Influence of ground effect on flow field structure and aerodynamic noise of high-speed trains

The simulation of the ground effect has always been a technical difficulty in wind tunnel tests of high-speed trains.
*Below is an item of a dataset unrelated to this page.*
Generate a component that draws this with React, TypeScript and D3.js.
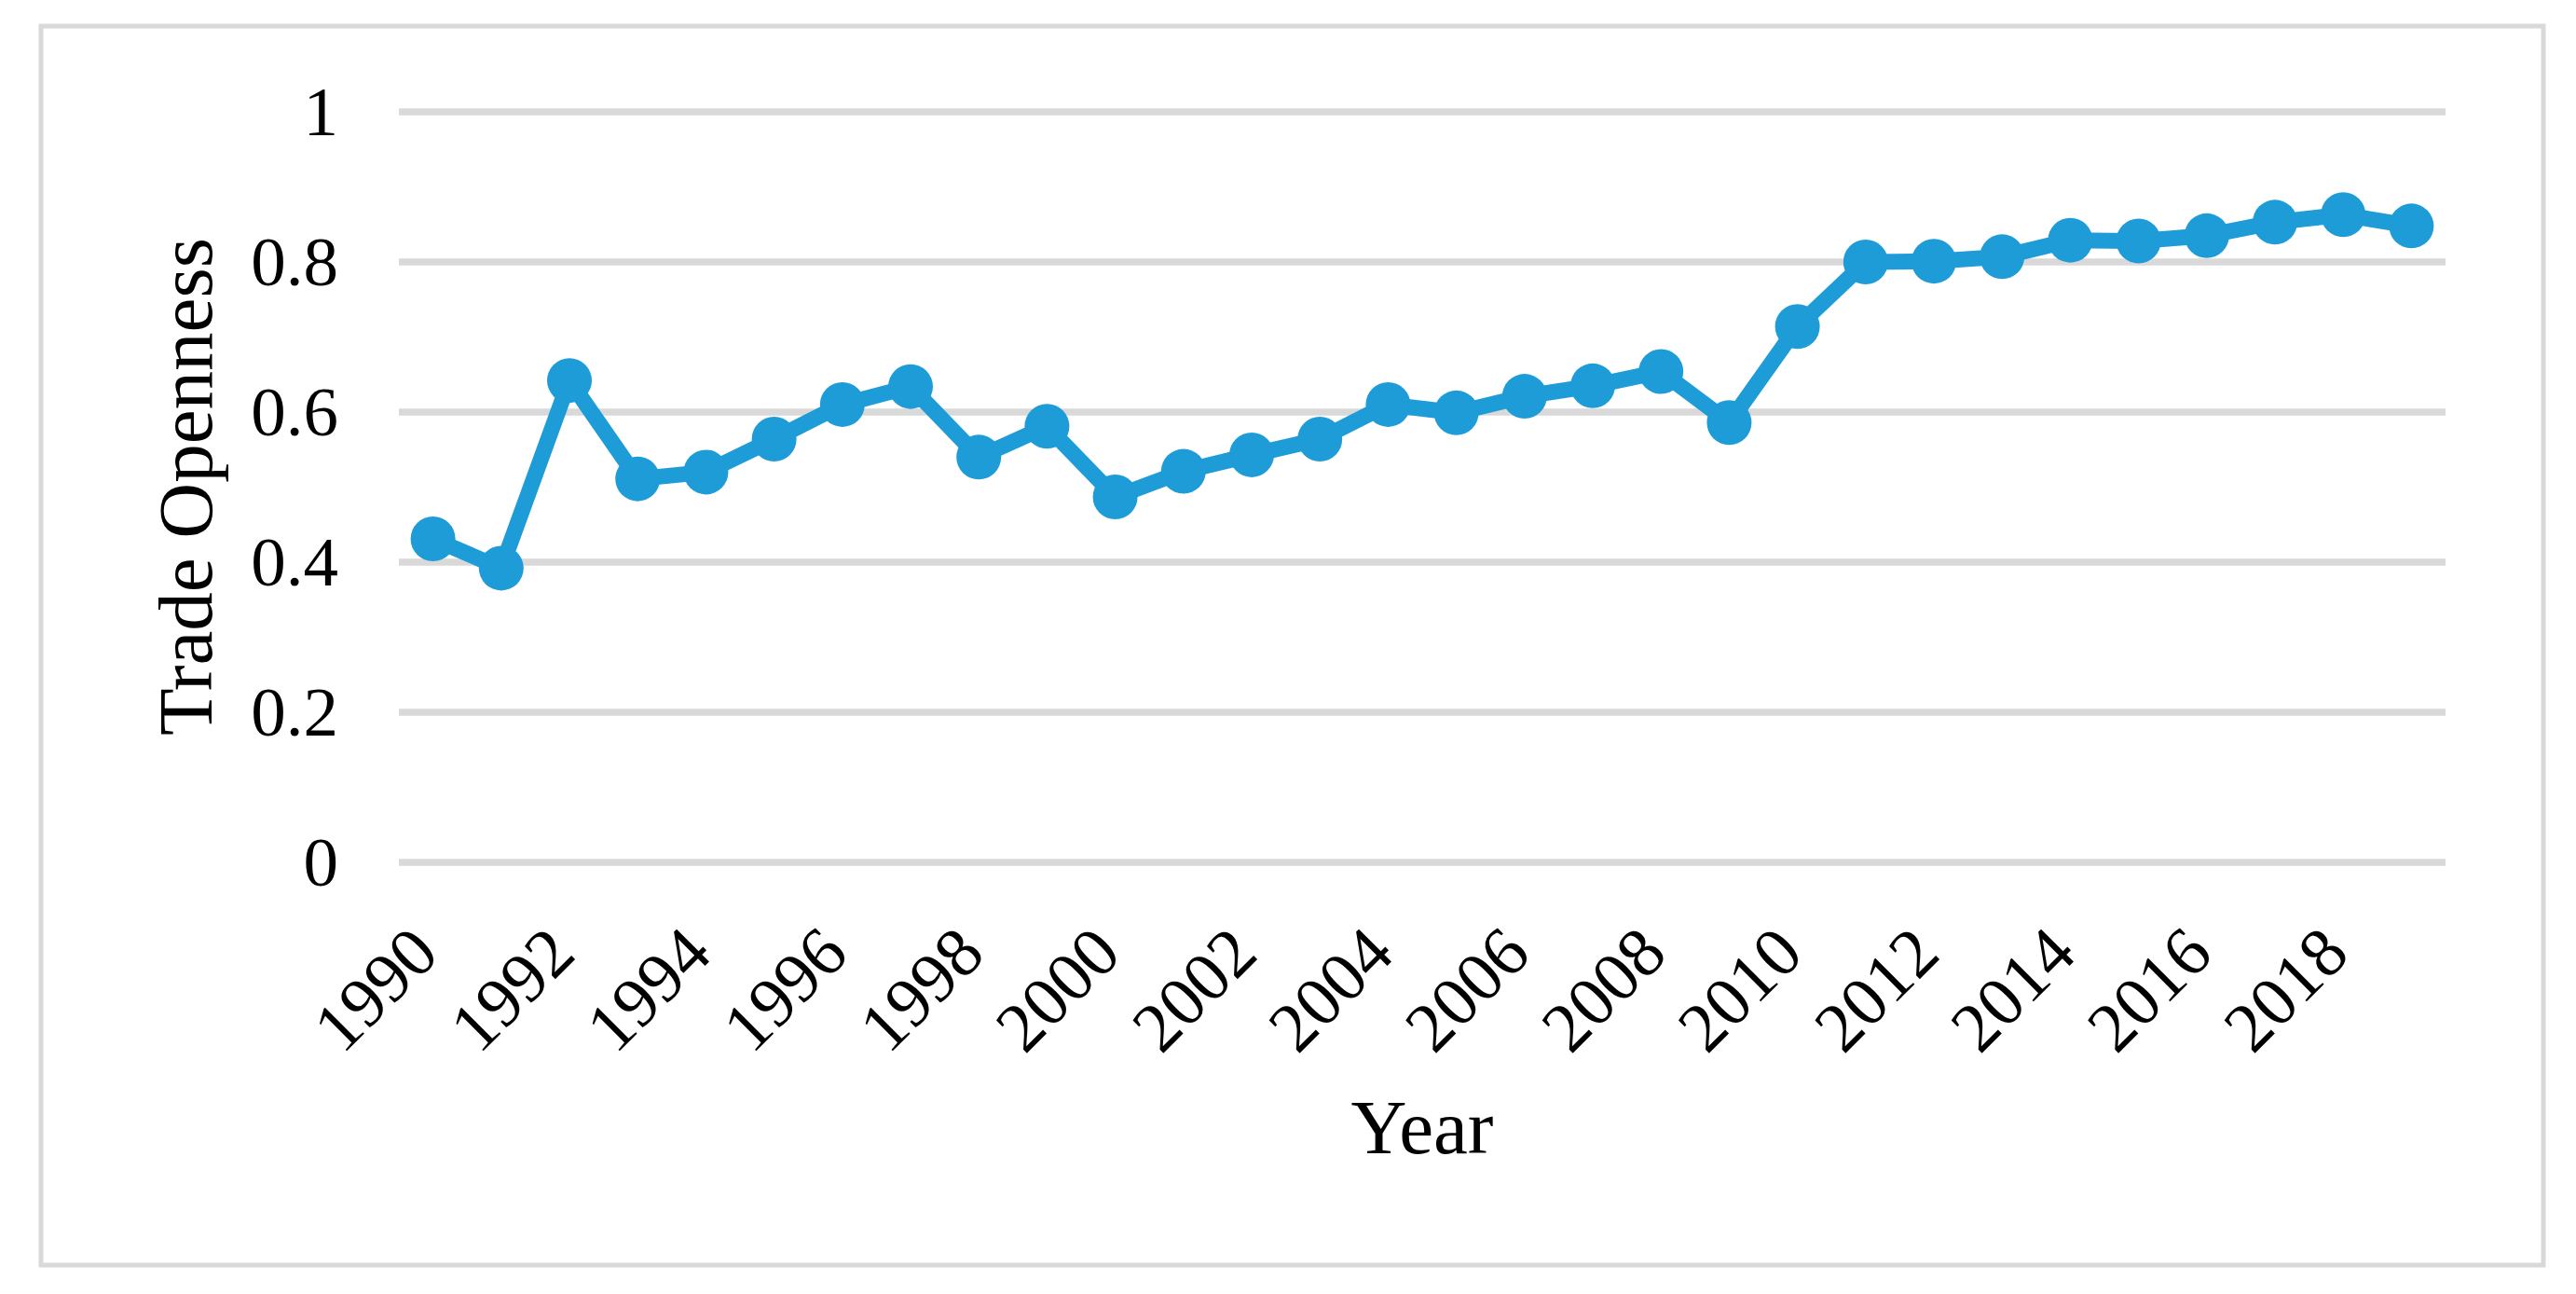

In this paper, large eddy simulation and the curl acoustic integral equation were used to simulate the flow-acoustic field results of high-speed trains under four ground simulation systems (GSSs): “moving ground+rotating wheel”, “stationary ground+rotating wheel”, “moving ground+stationary wheel”, and “stationary ground+stationary wheel”. By comparing the fluid-acoustic field results of the four GSSs, the influence laws of different GSSs on the flow field structure, aero-acoustic source, and far-field radiation noise characteristics were investigated, providing guidance for the acoustic wind tunnel testing of high-speed trains. The calculation results of the aerodynamic noise of a 350 km/h high-speed train show that the moving ground and rotating wheel affect mainly the aero-acoustic performance under the train bottom. The influence of the rotating wheel on the equivalent sound source power of the whole vehicle was not more than 5%, but that of the moving ground slip was more than 15%. The average influence of the rotating wheel on the sound pressure level radiated by the whole vehicle was 0.3 dBA, while that of the moving ground was 1.8 dBA. 目 的 高速列车作为高速地面交通工具, 不可避免地会遇到地面效应问题. 地面效应模拟一直是高速列车风洞试验的技术难点. 地面效应现象的准确模拟对高速列车空气动力学和气动噪声的预测精度有很大的影响. 通过对比4种地面模拟系统(GSS)的流声场结果, 研究不同GSS对流场结构、 气动声源和远场辐射噪声特性的影响规律, 为高速列车声学风洞试验提供指导. 创新点 1. 搭建高速列车地面模拟系统, 模拟不同边界条件; 2. 明确轮对旋转与地面滑移对高速列车气动噪声幅值的相对增量及影响频率范围. 方 法 1. 在仿真系统中建立“移动地面+旋转轮对”、 “静止地面+旋转轮对”、 “移动地面+静止轮对”和“静止地面+静止轮对”四种地面模拟系统; 2. 采用大涡模拟和旋度声学积分方程, 对高速列车的流声场结果进行模拟; 3. 通过对比4种GSS的流声场结果, 研究不同GSS对流场结构、 气动声源和远场辐射噪声特性的影响规律. 结 论 1. 移动地面和旋转轮对是影响列车底部气动声学性能的主要因素; 2. 旋转轮对对整车等效声源功率的影响不大于5%, 且移动地面对整车等效声源功率的影响大于15%; 3. 旋转轮对对整车辐射声压级的平均影响为0.3 dBA, 且运动地面对整车辐射声压级的平均影响为1.8 dBA; 它们主要影响100 Hz以下的气动声学性能.